#### Material provided

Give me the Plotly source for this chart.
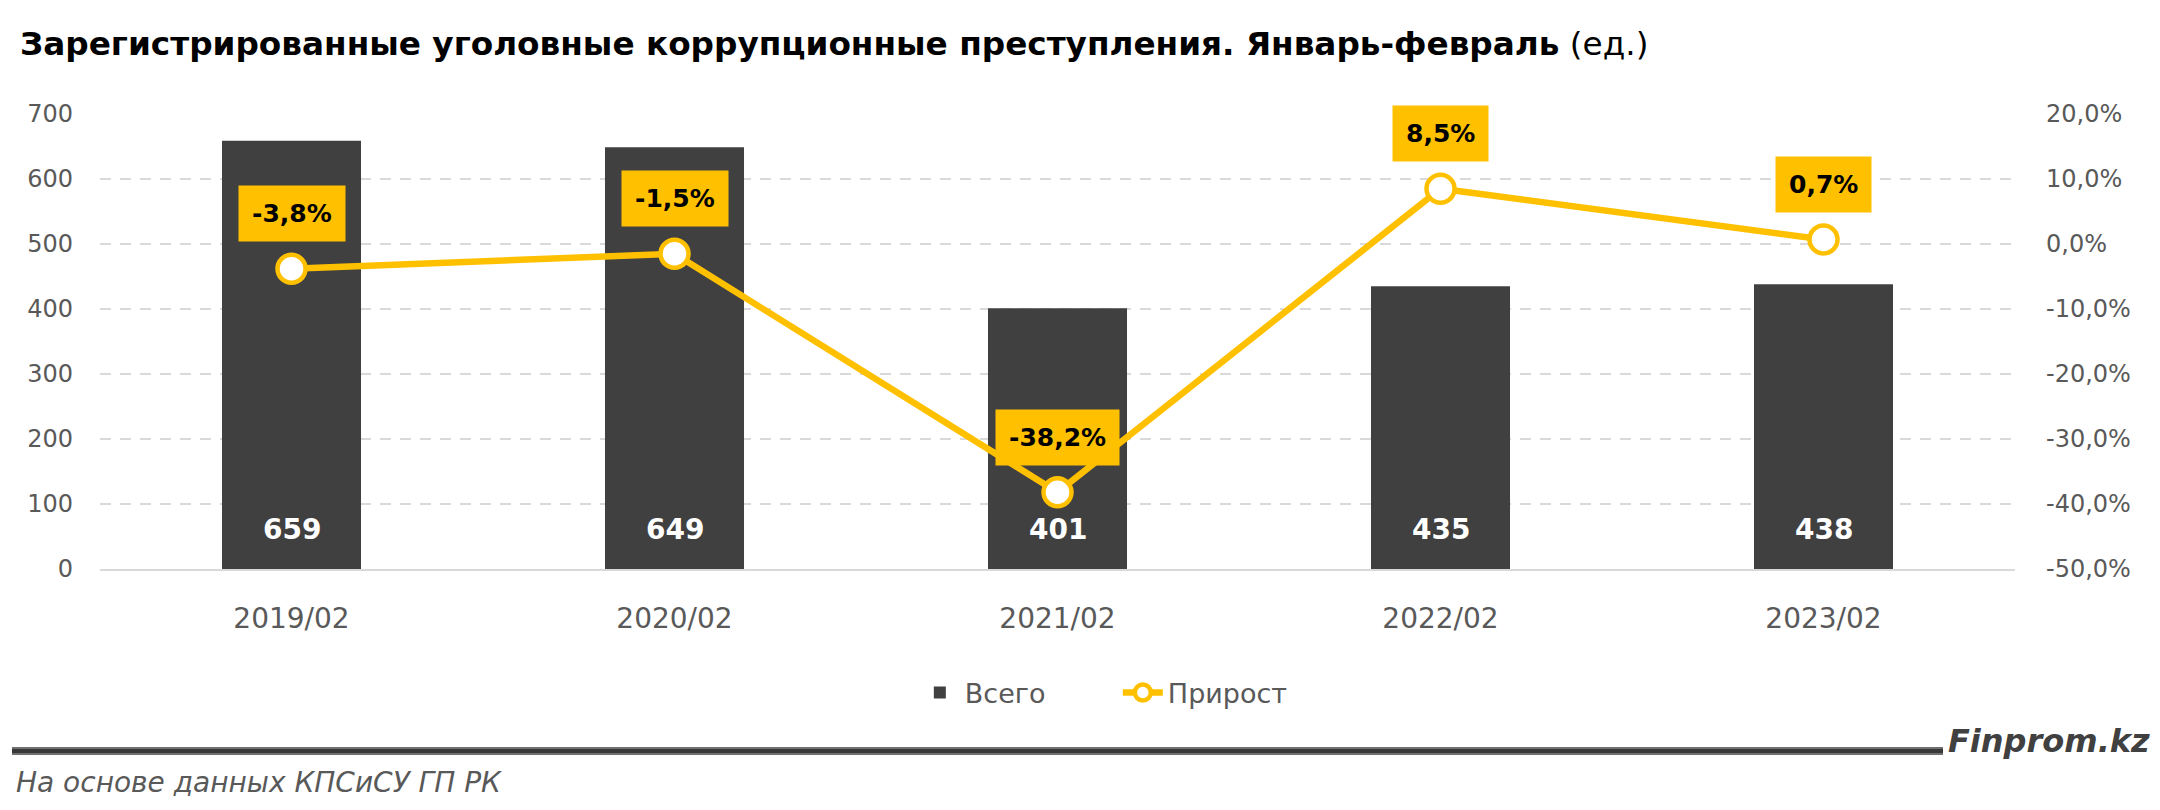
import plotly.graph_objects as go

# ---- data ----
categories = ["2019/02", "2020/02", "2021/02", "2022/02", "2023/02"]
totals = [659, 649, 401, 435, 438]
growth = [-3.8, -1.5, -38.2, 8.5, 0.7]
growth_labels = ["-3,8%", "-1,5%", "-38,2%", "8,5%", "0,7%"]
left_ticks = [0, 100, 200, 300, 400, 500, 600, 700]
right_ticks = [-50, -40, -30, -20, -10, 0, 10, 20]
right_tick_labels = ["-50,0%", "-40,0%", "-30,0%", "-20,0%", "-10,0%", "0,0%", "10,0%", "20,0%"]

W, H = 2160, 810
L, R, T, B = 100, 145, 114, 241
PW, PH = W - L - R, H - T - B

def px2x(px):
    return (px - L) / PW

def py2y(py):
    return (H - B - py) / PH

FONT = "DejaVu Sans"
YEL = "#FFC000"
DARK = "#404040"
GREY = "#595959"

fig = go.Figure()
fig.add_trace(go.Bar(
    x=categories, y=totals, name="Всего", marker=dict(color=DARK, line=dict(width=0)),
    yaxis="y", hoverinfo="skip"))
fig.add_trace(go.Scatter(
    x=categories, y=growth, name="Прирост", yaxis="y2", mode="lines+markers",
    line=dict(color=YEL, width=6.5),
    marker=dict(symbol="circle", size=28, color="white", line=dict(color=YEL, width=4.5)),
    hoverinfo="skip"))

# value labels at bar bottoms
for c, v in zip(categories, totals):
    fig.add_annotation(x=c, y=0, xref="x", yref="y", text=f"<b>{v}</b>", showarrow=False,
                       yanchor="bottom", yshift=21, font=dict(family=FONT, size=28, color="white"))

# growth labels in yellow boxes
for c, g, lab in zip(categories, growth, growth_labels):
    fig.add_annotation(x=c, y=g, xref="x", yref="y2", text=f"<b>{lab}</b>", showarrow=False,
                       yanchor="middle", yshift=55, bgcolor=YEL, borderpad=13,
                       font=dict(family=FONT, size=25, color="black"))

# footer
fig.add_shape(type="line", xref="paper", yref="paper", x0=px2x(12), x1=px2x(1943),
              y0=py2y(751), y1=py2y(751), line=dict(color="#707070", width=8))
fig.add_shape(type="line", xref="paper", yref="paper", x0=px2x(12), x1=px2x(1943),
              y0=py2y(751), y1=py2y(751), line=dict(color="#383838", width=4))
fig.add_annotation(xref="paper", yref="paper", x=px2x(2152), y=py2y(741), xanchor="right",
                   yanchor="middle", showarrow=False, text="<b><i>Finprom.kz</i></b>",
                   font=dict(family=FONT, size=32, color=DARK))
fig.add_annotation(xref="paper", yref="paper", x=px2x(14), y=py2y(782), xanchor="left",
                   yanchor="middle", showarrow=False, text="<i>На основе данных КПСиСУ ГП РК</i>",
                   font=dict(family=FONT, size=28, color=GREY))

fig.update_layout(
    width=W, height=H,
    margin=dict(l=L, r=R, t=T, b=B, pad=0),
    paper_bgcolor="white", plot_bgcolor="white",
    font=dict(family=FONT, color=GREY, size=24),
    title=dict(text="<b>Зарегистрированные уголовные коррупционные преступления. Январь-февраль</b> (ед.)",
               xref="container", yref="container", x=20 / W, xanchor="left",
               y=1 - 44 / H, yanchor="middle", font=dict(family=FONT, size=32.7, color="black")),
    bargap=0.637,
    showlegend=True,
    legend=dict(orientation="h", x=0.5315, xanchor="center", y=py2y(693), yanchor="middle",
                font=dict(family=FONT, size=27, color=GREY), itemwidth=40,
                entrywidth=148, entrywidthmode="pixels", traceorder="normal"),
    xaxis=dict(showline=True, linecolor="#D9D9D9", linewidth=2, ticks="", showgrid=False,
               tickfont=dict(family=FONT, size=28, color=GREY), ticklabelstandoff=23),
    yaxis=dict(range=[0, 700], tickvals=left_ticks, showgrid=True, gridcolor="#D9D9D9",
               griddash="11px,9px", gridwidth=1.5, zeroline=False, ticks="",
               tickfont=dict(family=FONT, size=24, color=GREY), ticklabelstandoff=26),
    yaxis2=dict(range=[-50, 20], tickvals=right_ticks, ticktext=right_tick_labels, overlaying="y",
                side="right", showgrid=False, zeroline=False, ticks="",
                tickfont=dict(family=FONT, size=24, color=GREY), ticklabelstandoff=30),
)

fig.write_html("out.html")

#### Written exercise
Copy the whole of the material above exactly, but not its images.

#### Result of this exercise
Give me the Plotly source for this chart.
import plotly.graph_objects as go

# ---- data ----
categories = ["2019/02", "2020/02", "2021/02", "2022/02", "2023/02"]
totals = [659, 649, 401, 435, 438]
growth = [-3.8, -1.5, -38.2, 8.5, 0.7]
growth_labels = ["-3,8%", "-1,5%", "-38,2%", "8,5%", "0,7%"]
left_ticks = [0, 100, 200, 300, 400, 500, 600, 700]
right_ticks = [-50, -40, -30, -20, -10, 0, 10, 20]
right_tick_labels = ["-50,0%", "-40,0%", "-30,0%", "-20,0%", "-10,0%", "0,0%", "10,0%", "20,0%"]

W, H = 2160, 810
L, R, T, B = 100, 145, 114, 241
PW, PH = W - L - R, H - T - B

def px2x(px):
    return (px - L) / PW

def py2y(py):
    return (H - B - py) / PH

FONT = "DejaVu Sans"
YEL = "#FFC000"
DARK = "#404040"
GREY = "#595959"

fig = go.Figure()
fig.add_trace(go.Bar(
    x=categories, y=totals, name="Всего", marker=dict(color=DARK, line=dict(width=0)),
    yaxis="y", hoverinfo="skip"))
fig.add_trace(go.Scatter(
    x=categories, y=growth, name="Прирост", yaxis="y2", mode="lines+markers",
    line=dict(color=YEL, width=6.5),
    marker=dict(symbol="circle", size=28, color="white", line=dict(color=YEL, width=4.5)),
    hoverinfo="skip"))

# value labels at bar bottoms
for c, v in zip(categories, totals):
    fig.add_annotation(x=c, y=0, xref="x", yref="y", text=f"<b>{v}</b>", showarrow=False,
                       yanchor="bottom", yshift=21, font=dict(family=FONT, size=28, color="white"))

# growth labels in yellow boxes
for c, g, lab in zip(categories, growth, growth_labels):
    fig.add_annotation(x=c, y=g, xref="x", yref="y2", text=f"<b>{lab}</b>", showarrow=False,
                       yanchor="middle", yshift=55, bgcolor=YEL, borderpad=13,
                       font=dict(family=FONT, size=25, color="black"))

# footer
fig.add_shape(type="line", xref="paper", yref="paper", x0=px2x(12), x1=px2x(1943),
              y0=py2y(751), y1=py2y(751), line=dict(color="#707070", width=8))
fig.add_shape(type="line", xref="paper", yref="paper", x0=px2x(12), x1=px2x(1943),
              y0=py2y(751), y1=py2y(751), line=dict(color="#383838", width=4))
fig.add_annotation(xref="paper", yref="paper", x=px2x(2152), y=py2y(741), xanchor="right",
                   yanchor="middle", showarrow=False, text="<b><i>Finprom.kz</i></b>",
                   font=dict(family=FONT, size=32, color=DARK))
fig.add_annotation(xref="paper", yref="paper", x=px2x(14), y=py2y(782), xanchor="left",
                   yanchor="middle", showarrow=False, text="<i>На основе данных КПСиСУ ГП РК</i>",
                   font=dict(family=FONT, size=28, color=GREY))

fig.update_layout(
    width=W, height=H,
    margin=dict(l=L, r=R, t=T, b=B, pad=0),
    paper_bgcolor="white", plot_bgcolor="white",
    font=dict(family=FONT, color=GREY, size=24),
    title=dict(text="<b>Зарегистрированные уголовные коррупционные преступления. Январь-февраль</b> (ед.)",
               xref="container", yref="container", x=20 / W, xanchor="left",
               y=1 - 44 / H, yanchor="middle", font=dict(family=FONT, size=32.7, color="black")),
    bargap=0.637,
    showlegend=True,
    legend=dict(orientation="h", x=0.5315, xanchor="center", y=py2y(693), yanchor="middle",
                font=dict(family=FONT, size=27, color=GREY), itemwidth=40,
                entrywidth=148, entrywidthmode="pixels", traceorder="normal"),
    xaxis=dict(showline=True, linecolor="#D9D9D9", linewidth=2, ticks="", showgrid=False,
               tickfont=dict(family=FONT, size=28, color=GREY), ticklabelstandoff=23),
    yaxis=dict(range=[0, 700], tickvals=left_ticks, showgrid=True, gridcolor="#D9D9D9",
               griddash="11px,9px", gridwidth=1.5, zeroline=False, ticks="",
               tickfont=dict(family=FONT, size=24, color=GREY), ticklabelstandoff=26),
    yaxis2=dict(range=[-50, 20], tickvals=right_ticks, ticktext=right_tick_labels, overlaying="y",
                side="right", showgrid=False, zeroline=False, ticks="",
                tickfont=dict(family=FONT, size=24, color=GREY), ticklabelstandoff=30),
)

fig.write_html("out.html")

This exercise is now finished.